> **CHALLENGE**: Here is the task for the listing below: output exactly the lines from the one containing "Write a LaTeX" through the one containing "(smcl) at (22,993)", and leave out the pictures.

> **RECORDS**:
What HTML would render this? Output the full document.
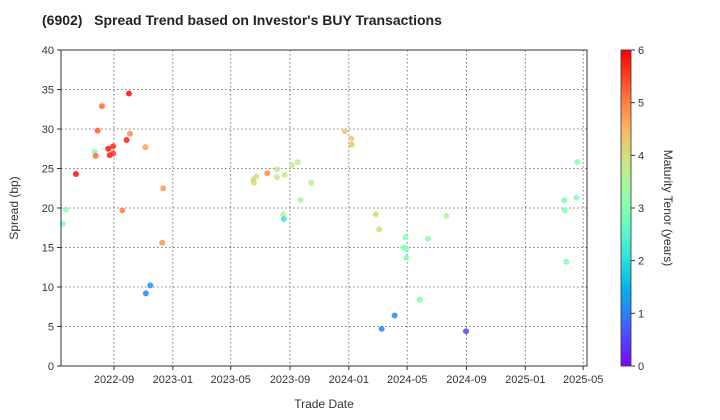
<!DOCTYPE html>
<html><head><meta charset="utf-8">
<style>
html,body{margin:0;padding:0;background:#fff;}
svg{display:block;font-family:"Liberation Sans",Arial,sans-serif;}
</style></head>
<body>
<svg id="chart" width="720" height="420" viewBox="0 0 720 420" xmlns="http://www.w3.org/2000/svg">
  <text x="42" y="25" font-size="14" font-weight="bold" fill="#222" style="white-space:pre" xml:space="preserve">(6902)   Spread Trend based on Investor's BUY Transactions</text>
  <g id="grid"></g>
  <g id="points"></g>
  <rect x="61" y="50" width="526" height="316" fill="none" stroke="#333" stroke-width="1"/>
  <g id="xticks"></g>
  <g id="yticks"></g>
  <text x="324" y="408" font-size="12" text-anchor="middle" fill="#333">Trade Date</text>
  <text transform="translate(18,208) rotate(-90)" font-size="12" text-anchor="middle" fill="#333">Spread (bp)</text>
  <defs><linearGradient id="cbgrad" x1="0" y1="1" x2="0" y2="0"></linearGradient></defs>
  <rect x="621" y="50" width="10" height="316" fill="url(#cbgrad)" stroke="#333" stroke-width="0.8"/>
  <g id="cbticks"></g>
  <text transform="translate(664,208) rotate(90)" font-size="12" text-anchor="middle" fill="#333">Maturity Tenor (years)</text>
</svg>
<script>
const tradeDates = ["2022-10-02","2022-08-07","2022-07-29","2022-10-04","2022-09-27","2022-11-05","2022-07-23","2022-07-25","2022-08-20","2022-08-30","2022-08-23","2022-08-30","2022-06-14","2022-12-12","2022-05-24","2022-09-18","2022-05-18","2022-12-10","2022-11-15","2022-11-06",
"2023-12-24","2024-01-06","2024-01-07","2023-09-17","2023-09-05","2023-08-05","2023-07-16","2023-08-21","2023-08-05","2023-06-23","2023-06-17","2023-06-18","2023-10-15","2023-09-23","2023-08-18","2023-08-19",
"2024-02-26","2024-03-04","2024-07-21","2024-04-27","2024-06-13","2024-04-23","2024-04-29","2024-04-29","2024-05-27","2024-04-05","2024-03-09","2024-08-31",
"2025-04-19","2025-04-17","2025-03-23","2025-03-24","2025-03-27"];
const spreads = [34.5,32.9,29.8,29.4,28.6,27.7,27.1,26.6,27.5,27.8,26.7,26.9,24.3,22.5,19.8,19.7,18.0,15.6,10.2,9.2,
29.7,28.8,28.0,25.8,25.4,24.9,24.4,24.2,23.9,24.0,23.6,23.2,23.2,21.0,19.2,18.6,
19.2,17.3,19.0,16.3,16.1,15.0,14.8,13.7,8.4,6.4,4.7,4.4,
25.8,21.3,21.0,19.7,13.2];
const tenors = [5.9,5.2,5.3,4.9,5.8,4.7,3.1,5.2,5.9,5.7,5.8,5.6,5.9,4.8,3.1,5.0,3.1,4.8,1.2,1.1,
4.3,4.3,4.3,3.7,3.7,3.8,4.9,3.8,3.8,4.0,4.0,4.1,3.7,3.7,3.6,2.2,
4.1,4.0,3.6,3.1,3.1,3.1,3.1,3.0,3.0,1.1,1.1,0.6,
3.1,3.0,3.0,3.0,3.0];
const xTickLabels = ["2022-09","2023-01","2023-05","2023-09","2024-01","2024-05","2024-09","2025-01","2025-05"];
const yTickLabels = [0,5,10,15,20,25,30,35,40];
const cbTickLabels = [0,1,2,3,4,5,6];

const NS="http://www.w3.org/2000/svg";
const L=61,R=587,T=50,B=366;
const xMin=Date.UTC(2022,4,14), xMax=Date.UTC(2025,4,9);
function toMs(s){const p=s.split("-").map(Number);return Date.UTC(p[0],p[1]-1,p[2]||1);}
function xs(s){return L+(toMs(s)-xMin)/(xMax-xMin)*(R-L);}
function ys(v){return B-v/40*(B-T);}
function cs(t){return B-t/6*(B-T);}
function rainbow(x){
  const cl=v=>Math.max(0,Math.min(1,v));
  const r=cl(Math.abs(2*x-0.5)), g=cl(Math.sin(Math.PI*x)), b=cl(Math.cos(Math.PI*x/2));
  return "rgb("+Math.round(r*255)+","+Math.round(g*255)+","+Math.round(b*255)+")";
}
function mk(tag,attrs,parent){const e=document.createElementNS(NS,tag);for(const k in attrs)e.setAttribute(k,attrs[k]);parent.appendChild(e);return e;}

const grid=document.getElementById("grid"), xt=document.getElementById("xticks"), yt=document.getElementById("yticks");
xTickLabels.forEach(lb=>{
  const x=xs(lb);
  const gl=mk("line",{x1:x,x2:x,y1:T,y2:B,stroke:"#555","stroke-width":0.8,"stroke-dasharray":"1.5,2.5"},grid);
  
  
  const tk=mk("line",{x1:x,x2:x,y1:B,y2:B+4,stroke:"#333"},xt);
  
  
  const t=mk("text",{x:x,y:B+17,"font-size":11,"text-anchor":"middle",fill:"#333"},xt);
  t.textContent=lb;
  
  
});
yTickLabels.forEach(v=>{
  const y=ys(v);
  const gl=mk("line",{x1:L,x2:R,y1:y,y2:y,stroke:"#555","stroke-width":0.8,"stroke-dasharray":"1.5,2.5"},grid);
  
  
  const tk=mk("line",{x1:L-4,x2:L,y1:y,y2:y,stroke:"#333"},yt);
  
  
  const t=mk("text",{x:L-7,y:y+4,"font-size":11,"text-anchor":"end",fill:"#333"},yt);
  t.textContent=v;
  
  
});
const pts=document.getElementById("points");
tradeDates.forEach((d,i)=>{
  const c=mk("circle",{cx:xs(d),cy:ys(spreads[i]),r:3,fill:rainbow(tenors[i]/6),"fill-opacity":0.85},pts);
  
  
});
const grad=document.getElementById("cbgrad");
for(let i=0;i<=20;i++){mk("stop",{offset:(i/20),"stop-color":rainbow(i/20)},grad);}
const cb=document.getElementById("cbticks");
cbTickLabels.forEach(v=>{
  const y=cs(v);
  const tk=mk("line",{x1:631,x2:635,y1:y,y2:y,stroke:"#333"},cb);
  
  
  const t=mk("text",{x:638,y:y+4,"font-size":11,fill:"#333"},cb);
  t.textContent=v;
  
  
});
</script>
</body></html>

==

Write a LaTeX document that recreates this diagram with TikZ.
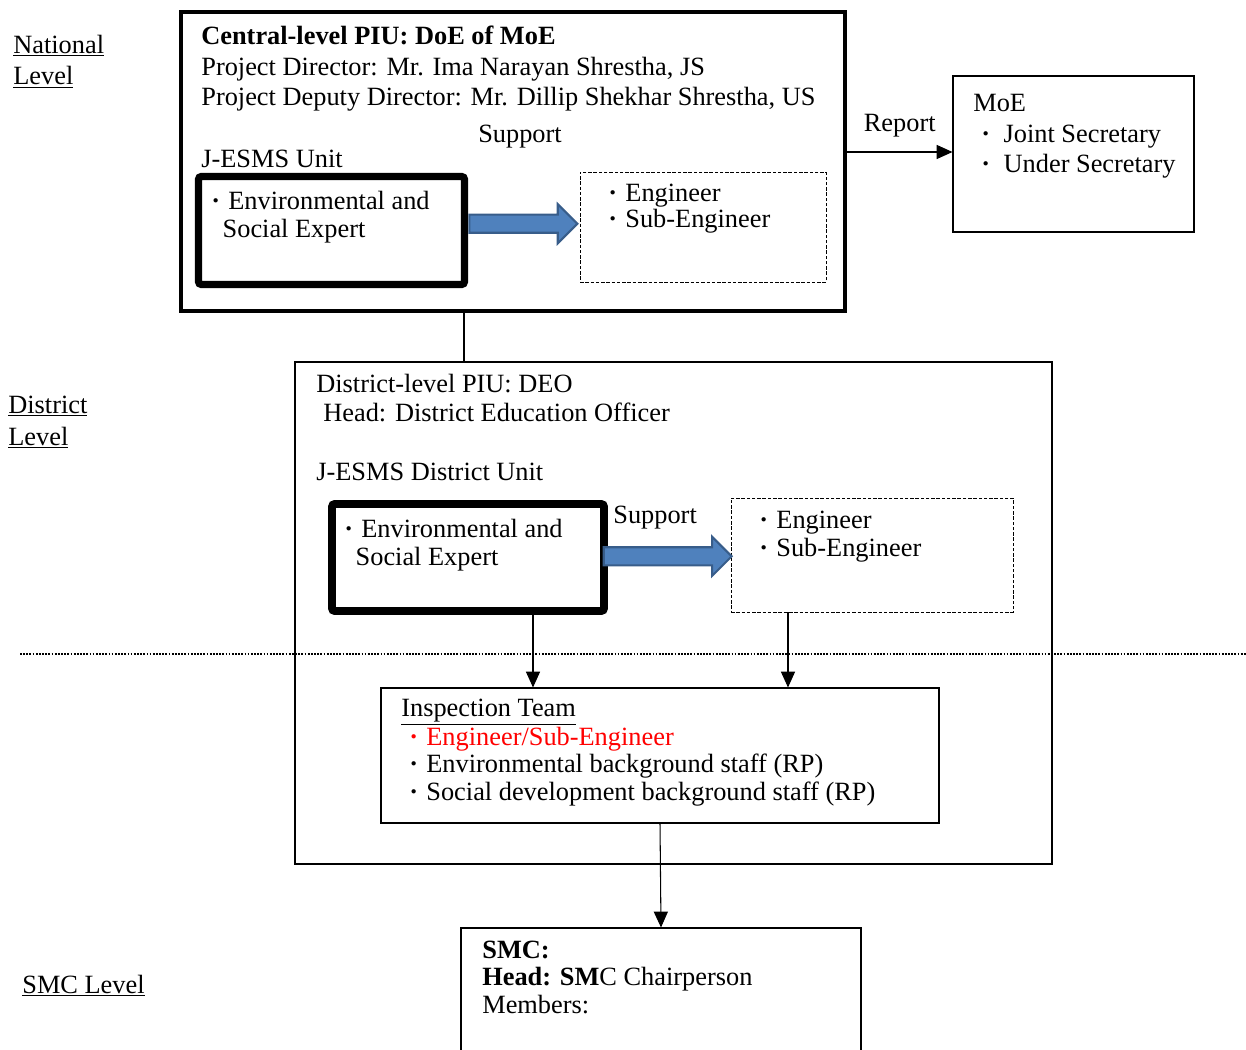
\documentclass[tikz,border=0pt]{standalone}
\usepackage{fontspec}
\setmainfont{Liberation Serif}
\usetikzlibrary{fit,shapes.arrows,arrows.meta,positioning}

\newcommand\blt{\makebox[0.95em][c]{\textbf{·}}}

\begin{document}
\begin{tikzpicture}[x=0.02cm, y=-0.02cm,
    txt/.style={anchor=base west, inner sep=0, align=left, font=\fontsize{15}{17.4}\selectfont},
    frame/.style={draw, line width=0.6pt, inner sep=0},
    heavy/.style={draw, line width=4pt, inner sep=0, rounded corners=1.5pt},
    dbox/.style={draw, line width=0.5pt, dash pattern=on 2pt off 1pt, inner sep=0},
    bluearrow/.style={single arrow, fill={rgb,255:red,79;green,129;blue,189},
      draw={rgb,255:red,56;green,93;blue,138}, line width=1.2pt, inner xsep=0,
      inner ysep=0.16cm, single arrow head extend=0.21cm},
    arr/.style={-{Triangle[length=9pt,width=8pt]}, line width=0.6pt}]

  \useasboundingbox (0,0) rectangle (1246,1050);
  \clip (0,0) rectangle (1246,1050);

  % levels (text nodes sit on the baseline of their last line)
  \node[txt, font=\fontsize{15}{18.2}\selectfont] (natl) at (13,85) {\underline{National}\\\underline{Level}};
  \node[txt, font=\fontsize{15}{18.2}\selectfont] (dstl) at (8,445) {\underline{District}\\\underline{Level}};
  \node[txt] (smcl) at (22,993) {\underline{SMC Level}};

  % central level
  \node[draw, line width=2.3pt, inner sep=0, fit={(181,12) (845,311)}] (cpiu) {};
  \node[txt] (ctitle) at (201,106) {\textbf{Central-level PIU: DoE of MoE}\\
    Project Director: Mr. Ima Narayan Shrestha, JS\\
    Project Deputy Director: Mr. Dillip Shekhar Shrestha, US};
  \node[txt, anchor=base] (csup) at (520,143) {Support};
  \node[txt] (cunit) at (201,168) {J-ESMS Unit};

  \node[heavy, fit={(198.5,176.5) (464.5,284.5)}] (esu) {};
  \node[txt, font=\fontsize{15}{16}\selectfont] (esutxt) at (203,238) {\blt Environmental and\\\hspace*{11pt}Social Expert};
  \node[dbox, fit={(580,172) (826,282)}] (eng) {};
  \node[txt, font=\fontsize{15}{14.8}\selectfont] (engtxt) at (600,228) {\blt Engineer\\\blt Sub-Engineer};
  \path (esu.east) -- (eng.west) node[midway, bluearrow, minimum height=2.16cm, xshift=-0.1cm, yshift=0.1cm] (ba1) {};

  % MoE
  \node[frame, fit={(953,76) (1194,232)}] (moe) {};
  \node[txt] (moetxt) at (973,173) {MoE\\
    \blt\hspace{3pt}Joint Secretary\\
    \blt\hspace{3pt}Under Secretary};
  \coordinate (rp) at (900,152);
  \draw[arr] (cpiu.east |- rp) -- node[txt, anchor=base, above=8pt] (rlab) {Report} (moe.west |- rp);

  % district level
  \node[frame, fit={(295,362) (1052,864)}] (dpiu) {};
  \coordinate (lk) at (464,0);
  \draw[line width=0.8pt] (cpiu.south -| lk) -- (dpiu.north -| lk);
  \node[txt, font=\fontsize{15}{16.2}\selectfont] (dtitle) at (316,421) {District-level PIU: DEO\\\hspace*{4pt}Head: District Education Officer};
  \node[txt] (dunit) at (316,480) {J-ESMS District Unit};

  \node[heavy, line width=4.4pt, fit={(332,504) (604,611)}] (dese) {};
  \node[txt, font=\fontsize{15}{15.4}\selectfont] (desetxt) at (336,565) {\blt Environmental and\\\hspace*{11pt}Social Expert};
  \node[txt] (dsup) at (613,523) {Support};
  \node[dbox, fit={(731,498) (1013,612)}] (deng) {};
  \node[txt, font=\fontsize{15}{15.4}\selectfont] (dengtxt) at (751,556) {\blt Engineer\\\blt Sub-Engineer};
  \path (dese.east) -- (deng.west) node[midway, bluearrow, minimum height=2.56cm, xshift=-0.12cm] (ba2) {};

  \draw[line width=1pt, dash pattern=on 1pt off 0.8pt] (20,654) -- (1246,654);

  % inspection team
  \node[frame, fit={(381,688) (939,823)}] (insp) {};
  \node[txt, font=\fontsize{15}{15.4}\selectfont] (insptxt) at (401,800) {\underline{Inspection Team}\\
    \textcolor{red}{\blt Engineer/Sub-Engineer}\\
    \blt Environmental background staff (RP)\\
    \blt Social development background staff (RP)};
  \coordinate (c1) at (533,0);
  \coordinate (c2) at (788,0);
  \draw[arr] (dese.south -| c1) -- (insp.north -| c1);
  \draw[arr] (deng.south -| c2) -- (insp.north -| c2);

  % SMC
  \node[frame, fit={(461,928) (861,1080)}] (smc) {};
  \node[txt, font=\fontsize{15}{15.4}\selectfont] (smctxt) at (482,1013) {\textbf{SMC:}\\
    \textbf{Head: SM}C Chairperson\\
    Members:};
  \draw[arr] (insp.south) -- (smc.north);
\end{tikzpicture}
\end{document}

> **PROBLEM SOLUTION**:
Write a LaTeX document that recreates this diagram with TikZ.
\documentclass[tikz,border=0pt]{standalone}
\usepackage{fontspec}
\setmainfont{Liberation Serif}
\usetikzlibrary{fit,shapes.arrows,arrows.meta,positioning}

\newcommand\blt{\makebox[0.95em][c]{\textbf{·}}}

\begin{document}
\begin{tikzpicture}[x=0.02cm, y=-0.02cm,
    txt/.style={anchor=base west, inner sep=0, align=left, font=\fontsize{15}{17.4}\selectfont},
    frame/.style={draw, line width=0.6pt, inner sep=0},
    heavy/.style={draw, line width=4pt, inner sep=0, rounded corners=1.5pt},
    dbox/.style={draw, line width=0.5pt, dash pattern=on 2pt off 1pt, inner sep=0},
    bluearrow/.style={single arrow, fill={rgb,255:red,79;green,129;blue,189},
      draw={rgb,255:red,56;green,93;blue,138}, line width=1.2pt, inner xsep=0,
      inner ysep=0.16cm, single arrow head extend=0.21cm},
    arr/.style={-{Triangle[length=9pt,width=8pt]}, line width=0.6pt}]

  \useasboundingbox (0,0) rectangle (1246,1050);
  \clip (0,0) rectangle (1246,1050);

  % levels (text nodes sit on the baseline of their last line)
  \node[txt, font=\fontsize{15}{18.2}\selectfont] (natl) at (13,85) {\underline{National}\\\underline{Level}};
  \node[txt, font=\fontsize{15}{18.2}\selectfont] (dstl) at (8,445) {\underline{District}\\\underline{Level}};
  \node[txt] (smcl) at (22,993) {\underline{SMC Level}};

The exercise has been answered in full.